> WHAT YOU HAVE TO DO: Transcribe everything in the data word for word. Pictures are left out.

--------------------

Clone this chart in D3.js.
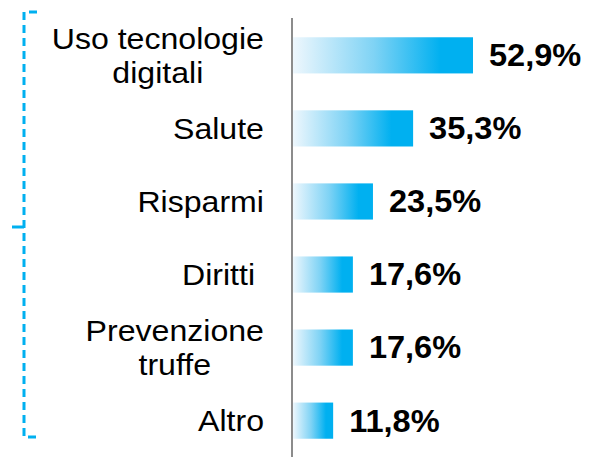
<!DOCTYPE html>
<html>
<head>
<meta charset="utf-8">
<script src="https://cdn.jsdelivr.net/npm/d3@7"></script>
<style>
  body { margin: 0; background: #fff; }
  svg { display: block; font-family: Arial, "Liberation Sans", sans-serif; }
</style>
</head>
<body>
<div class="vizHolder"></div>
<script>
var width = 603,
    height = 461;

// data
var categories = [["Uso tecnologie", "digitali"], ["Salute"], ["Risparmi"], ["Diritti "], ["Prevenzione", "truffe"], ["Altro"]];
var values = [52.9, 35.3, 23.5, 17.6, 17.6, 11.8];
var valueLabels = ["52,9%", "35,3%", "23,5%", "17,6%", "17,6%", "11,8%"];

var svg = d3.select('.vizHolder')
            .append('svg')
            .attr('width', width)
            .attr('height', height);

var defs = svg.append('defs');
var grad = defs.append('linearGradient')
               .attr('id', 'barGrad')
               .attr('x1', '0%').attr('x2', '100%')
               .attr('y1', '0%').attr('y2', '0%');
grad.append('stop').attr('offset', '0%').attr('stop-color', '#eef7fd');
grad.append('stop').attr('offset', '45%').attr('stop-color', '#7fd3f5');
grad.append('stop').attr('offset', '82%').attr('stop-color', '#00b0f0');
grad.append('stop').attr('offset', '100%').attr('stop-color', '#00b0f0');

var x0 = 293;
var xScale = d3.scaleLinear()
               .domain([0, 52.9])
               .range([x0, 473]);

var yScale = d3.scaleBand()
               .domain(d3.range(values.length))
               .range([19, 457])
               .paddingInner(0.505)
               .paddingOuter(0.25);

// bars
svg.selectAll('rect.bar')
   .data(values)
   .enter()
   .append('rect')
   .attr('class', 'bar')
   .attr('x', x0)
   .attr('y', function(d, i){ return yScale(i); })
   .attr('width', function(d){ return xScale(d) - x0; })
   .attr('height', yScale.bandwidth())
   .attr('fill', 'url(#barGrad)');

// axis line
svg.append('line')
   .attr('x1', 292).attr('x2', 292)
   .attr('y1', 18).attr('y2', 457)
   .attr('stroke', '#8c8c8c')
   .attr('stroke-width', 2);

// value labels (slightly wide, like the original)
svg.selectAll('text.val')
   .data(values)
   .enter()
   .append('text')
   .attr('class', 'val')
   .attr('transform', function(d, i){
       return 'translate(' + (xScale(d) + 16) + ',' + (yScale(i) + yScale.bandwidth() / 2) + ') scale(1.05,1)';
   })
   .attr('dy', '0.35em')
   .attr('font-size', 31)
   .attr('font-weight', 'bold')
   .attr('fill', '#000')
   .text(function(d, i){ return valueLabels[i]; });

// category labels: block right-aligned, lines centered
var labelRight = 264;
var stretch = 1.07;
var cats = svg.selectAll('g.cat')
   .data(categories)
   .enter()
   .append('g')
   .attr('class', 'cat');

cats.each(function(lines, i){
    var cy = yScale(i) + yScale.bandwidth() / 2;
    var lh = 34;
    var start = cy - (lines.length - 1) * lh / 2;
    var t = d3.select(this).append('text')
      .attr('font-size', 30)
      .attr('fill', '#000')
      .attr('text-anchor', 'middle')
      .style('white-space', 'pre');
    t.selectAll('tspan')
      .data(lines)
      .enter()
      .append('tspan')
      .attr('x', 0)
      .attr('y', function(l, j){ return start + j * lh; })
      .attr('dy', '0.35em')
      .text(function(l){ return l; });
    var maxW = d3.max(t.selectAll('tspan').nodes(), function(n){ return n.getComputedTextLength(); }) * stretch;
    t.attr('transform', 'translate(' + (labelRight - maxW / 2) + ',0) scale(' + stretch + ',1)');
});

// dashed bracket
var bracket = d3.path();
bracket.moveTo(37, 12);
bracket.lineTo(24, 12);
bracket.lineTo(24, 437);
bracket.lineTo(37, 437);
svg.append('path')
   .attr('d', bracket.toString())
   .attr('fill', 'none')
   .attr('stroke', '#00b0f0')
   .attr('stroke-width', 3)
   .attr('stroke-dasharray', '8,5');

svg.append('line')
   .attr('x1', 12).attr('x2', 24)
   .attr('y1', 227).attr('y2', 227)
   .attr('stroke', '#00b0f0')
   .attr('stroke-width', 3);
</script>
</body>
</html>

--------------------

> SOLUTION:
Clone this chart in D3.js.
<!DOCTYPE html>
<html>
<head>
<meta charset="utf-8">
<script src="https://cdn.jsdelivr.net/npm/d3@7"></script>
<style>
  body { margin: 0; background: #fff; }
  svg { display: block; font-family: Arial, "Liberation Sans", sans-serif; }
</style>
</head>
<body>
<div class="vizHolder"></div>
<script>
var width = 603,
    height = 461;

// data
var categories = [["Uso tecnologie", "digitali"], ["Salute"], ["Risparmi"], ["Diritti "], ["Prevenzione", "truffe"], ["Altro"]];
var values = [52.9, 35.3, 23.5, 17.6, 17.6, 11.8];
var valueLabels = ["52,9%", "35,3%", "23,5%", "17,6%", "17,6%", "11,8%"];

var svg = d3.select('.vizHolder')
            .append('svg')
            .attr('width', width)
            .attr('height', height);

var defs = svg.append('defs');
var grad = defs.append('linearGradient')
               .attr('id', 'barGrad')
               .attr('x1', '0%').attr('x2', '100%')
               .attr('y1', '0%').attr('y2', '0%');
grad.append('stop').attr('offset', '0%').attr('stop-color', '#eef7fd');
grad.append('stop').attr('offset', '45%').attr('stop-color', '#7fd3f5');
grad.append('stop').attr('offset', '82%').attr('stop-color', '#00b0f0');
grad.append('stop').attr('offset', '100%').attr('stop-color', '#00b0f0');

var x0 = 293;
var xScale = d3.scaleLinear()
               .domain([0, 52.9])
               .range([x0, 473]);

var yScale = d3.scaleBand()
               .domain(d3.range(values.length))
               .range([19, 457])
               .paddingInner(0.505)
               .paddingOuter(0.25);

// bars
svg.selectAll('rect.bar')
   .data(values)
   .enter()
   .append('rect')
   .attr('class', 'bar')
   .attr('x', x0)
   .attr('y', function(d, i){ return yScale(i); })
   .attr('width', function(d){ return xScale(d) - x0; })
   .attr('height', yScale.bandwidth())
   .attr('fill', 'url(#barGrad)');

// axis line
svg.append('line')
   .attr('x1', 292).attr('x2', 292)
   .attr('y1', 18).attr('y2', 457)
   .attr('stroke', '#8c8c8c')
   .attr('stroke-width', 2);

// value labels (slightly wide, like the original)
svg.selectAll('text.val')
   .data(values)
   .enter()
   .append('text')
   .attr('class', 'val')
   .attr('transform', function(d, i){
       return 'translate(' + (xScale(d) + 16) + ',' + (yScale(i) + yScale.bandwidth() / 2) + ') scale(1.05,1)';
   })
   .attr('dy', '0.35em')
   .attr('font-size', 31)
   .attr('font-weight', 'bold')
   .attr('fill', '#000')
   .text(function(d, i){ return valueLabels[i]; });

// category labels: block right-aligned, lines centered
var labelRight = 264;
var stretch = 1.07;
var cats = svg.selectAll('g.cat')
   .data(categories)
   .enter()
   .append('g')
   .attr('class', 'cat');

cats.each(function(lines, i){
    var cy = yScale(i) + yScale.bandwidth() / 2;
    var lh = 34;
    var start = cy - (lines.length - 1) * lh / 2;
    var t = d3.select(this).append('text')
      .attr('font-size', 30)
      .attr('fill', '#000')
      .attr('text-anchor', 'middle')
      .style('white-space', 'pre');
    t.selectAll('tspan')
      .data(lines)
      .enter()
      .append('tspan')
      .attr('x', 0)
      .attr('y', function(l, j){ return start + j * lh; })
      .attr('dy', '0.35em')
      .text(function(l){ return l; });
    var maxW = d3.max(t.selectAll('tspan').nodes(), function(n){ return n.getComputedTextLength(); }) * stretch;
    t.attr('transform', 'translate(' + (labelRight - maxW / 2) + ',0) scale(' + stretch + ',1)');
});

// dashed bracket
var bracket = d3.path();
bracket.moveTo(37, 12);
bracket.lineTo(24, 12);
bracket.lineTo(24, 437);
bracket.lineTo(37, 437);
svg.append('path')
   .attr('d', bracket.toString())
   .attr('fill', 'none')
   .attr('stroke', '#00b0f0')
   .attr('stroke-width', 3)
   .attr('stroke-dasharray', '8,5');

svg.append('line')
   .attr('x1', 12).attr('x2', 24)
   .attr('y1', 227).attr('y2', 227)
   .attr('stroke', '#00b0f0')
   .attr('stroke-width', 3);
</script>
</body>
</html>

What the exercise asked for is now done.